Exercise goal
Review the material and extract every line in which the word "with" occurs.
─── Data provided
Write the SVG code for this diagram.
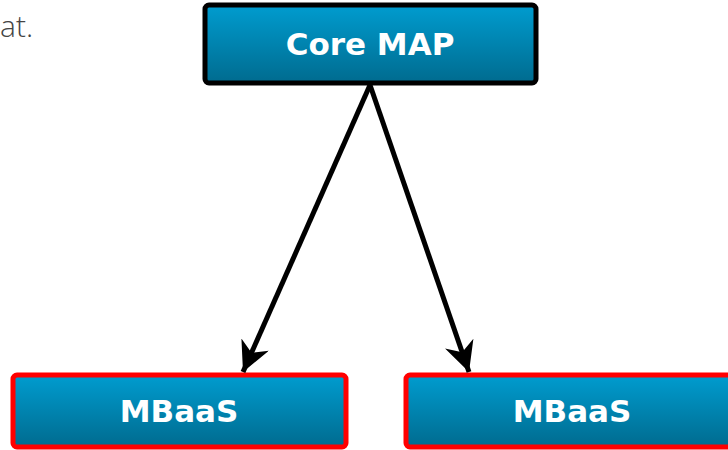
<svg xmlns="http://www.w3.org/2000/svg" width="728" height="450" viewBox="0 0 728 450">
<style>
.lbl{font-family:"DejaVu Sans",Verdana,sans-serif;font-weight:bold;font-size:31px;fill:#fff;text-anchor:middle}
.core{fill:url(#g);stroke:#000;stroke-width:5}
.mb{fill:url(#g);stroke:#f00;stroke-width:5}
.conn{stroke:#000;stroke-width:5;fill:none}
</style>
<defs>
<linearGradient id="g" x1="0" y1="0" x2="0" y2="1">
<stop offset="0" stop-color="#009ccf"/>
<stop offset="1" stop-color="#006b8f"/>
</linearGradient>
<marker id="ah" viewBox="0 0 10 10" refX="10" refY="5" markerWidth="6" markerHeight="6" orient="auto" markerUnits="strokeWidth">
<path d="M0,0 L10,5 L0,10 L3,5 Z" fill="#000"/>
</marker>
</defs>
<text x="0" y="37" font-family="'Open Sans',sans-serif" font-weight="300" font-size="30" fill="#444">at.</text>
<g id="core">
<rect class="core" x="205" y="5" width="331" height="78" rx="4"/>
<text class="lbl" x="370" y="55">Core MAP</text>
</g>
<g id="mbaas1">
<rect class="mb" x="13" y="375" width="333" height="72" rx="4"/>
<text class="lbl" x="179" y="422">MBaaS</text>
</g>
<g id="mbaas2">
<rect class="mb" x="406" y="375" width="334" height="72" rx="4"/>
<text class="lbl" x="572" y="422">MBaaS</text>
</g>
<g id="connectors">
<line class="conn" x1="370" y1="85" x2="243" y2="372" marker-end="url(#ah)"/>
<line class="conn" x1="370" y1="85" x2="469" y2="372" marker-end="url(#ah)"/>
</g>
</svg>
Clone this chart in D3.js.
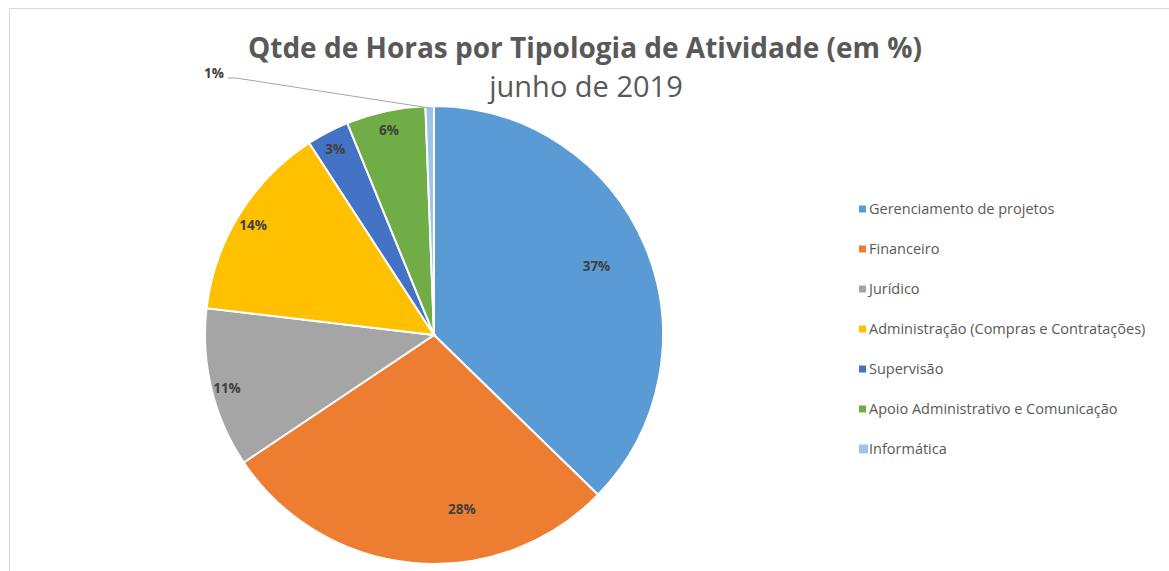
<!DOCTYPE html>
<html>
<head>
<meta charset="utf-8">
<script src="https://cdn.jsdelivr.net/npm/d3@7/dist/d3.min.js"></script>
<style>
  html, body { margin: 0; padding: 0; background: #fff; }
  svg { display: block; }
</style>
</head>
<body>
<div id="chart"></div>
<script>
// Data (hours share, %)
const categories = [
  "Gerenciamento de projetos",
  "Financeiro",
  "Jurídico",
  "Administração (Compras e Contratações)",
  "Supervisão",
  "Apoio Administrativo e Comunicação",
  "Informática"
]
const values = [37.4, 28.4, 11.3, 14.0, 3.0, 5.6, 0.6]
const colors = ["#5B9BD5", "#ED7D31", "#A5A5A5", "#FFC000", "#4472C4", "#70AD47", "#9DC3E6"]

const title = "Qtde de Horas por Tipologia de Atividade (em %)"
const subtitle = "junho de 2019"

const W = 1169, H = 571
const FONT = "'Open Sans', 'Noto Sans', sans-serif"
const TEXT = "#595959"

const svg = d3.select("#chart").append("svg")
  .attr("width", W)
  .attr("height", H)

// chart area border (only top and left visible in the crop)
svg.append("path")
  .attr("d", `M9.5,${H} V8.5 H${W}`)
  .attr("fill", "none")
  .attr("stroke", "#d9d9d9")
  .attr("stroke-width", 1)

// Titles
svg.append("text")
  .attr("x", 585).attr("y", 58)
  .attr("text-anchor", "middle")
  .attr("font-family", FONT)
  .attr("font-weight", "bold")
  .attr("font-size", "28px")
  .attr("fill", TEXT)
  .text(title)

svg.append("text")
  .attr("x", 586).attr("y", 97)
  .attr("text-anchor", "middle")
  .attr("font-family", FONT)
  .attr("font-size", "29px")
  .attr("fill", TEXT)
  .text(subtitle)

// Pie
const cx = 434, cy = 335, R = 229
const total = d3.sum(values)
const data = categories.map((c, i) => ({ name: c, value: values[i], color: colors[i] }))

const pie = d3.pie().value(d => d.value).sort(null)
const arcs = pie(data)
const arc = d3.arc().innerRadius(0).outerRadius(R)

const g = svg.append("g").attr("transform", `translate(${cx},${cy})`)

g.selectAll("path.slice")
  .data(arcs)
  .join("path")
  .attr("class", "slice")
  .attr("d", arc)
  .attr("fill", d => d.data.color)
  .attr("stroke", "#fff")
  .attr("stroke-width", 2)

// Labels: big slices inside, small slices near the rim (Excel best fit)
const pct = d => Math.round(d.value / total * 100) + "%"
const labelPos = d => {
  const big = d.value / total > 0.2
  const r = R * (big ? 0.77 : 0.93)
  // Excel's best fit pulls the second big label toward the slice start
  const t = big && d.index > 0 ? 0.36 : 0.5
  const a = d.startAngle + (d.endAngle - d.startAngle) * t
  return [Math.sin(a) * r, -Math.cos(a) * r + (big ? 0 : 3)]
}

const inside = arcs.filter(d => d.value / total >= 0.02)
g.selectAll("text.lbl")
  .data(inside)
  .join("text")
  .attr("class", "lbl")
  .attr("transform", d => `translate(${labelPos(d)})`)
  .attr("dy", "0.35em")
  .attr("text-anchor", "middle")
  .attr("font-family", FONT)
  .attr("font-weight", "bold")
  .attr("font-size", "13.5px")
  .attr("fill", "#404040")
  .text(pct)

// Tiny slice label outside with leader line
const tiny = arcs.filter(d => d.value / total < 0.02)
tiny.forEach(d => {
  const mid = (d.startAngle + d.endAngle) / 2
  const px = Math.sin(mid) * R, py = -Math.cos(mid) * (R - 2)
  const lx = -206, ly = -257
  g.append("polyline")
    .attr("points", `${lx},${ly} ${lx + 8},${ly} ${px},${py}`)
    .attr("fill", "none")
    .attr("stroke", "#a6a6a6")
    .attr("stroke-width", 1)
  g.append("text")
    .attr("x", lx - 4).attr("y", ly - 5)
    .attr("dy", "0.35em")
    .attr("text-anchor", "end")
    .attr("font-family", FONT)
    .attr("font-weight", "bold")
    .attr("font-size", "13.5px")
    .attr("fill", "#404040")
    .text(pct(d))
})

// Legend
const legendY = d3.scalePoint().domain(categories).range([209, 449])
const legend = svg.append("g")
legend.selectAll("g")
  .data(data)
  .join("g")
  .attr("transform", d => `translate(859,${legendY(d.name)})`)
  .each(function(d, i) {
    const el = d3.select(this)
    const s = i === data.length - 1 ? 9 : 7
    el.append("rect")
      .attr("x", 0).attr("y", -s / 2)
      .attr("width", s).attr("height", s)
      .attr("fill", d.color)
    el.append("text")
      .attr("x", 10)
      .attr("dy", "0.35em")
      .attr("font-family", FONT)
      .attr("font-size", "14.5px")
      .attr("fill", TEXT)
      .text(d.name)
  })
</script>
</body>
</html>
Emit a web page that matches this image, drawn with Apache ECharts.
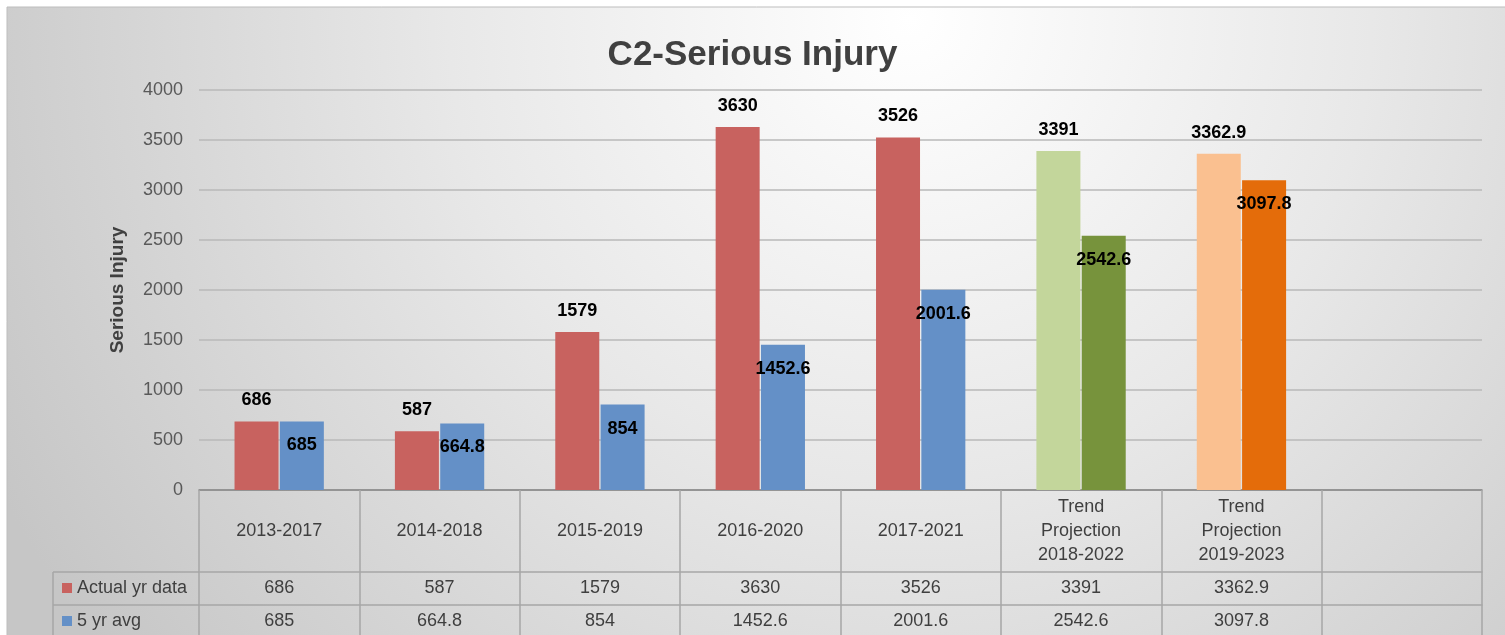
──────
Full output
// Tiny slice label outside with leader line
Emit a web page that matches this image, drawn with Apache ECharts.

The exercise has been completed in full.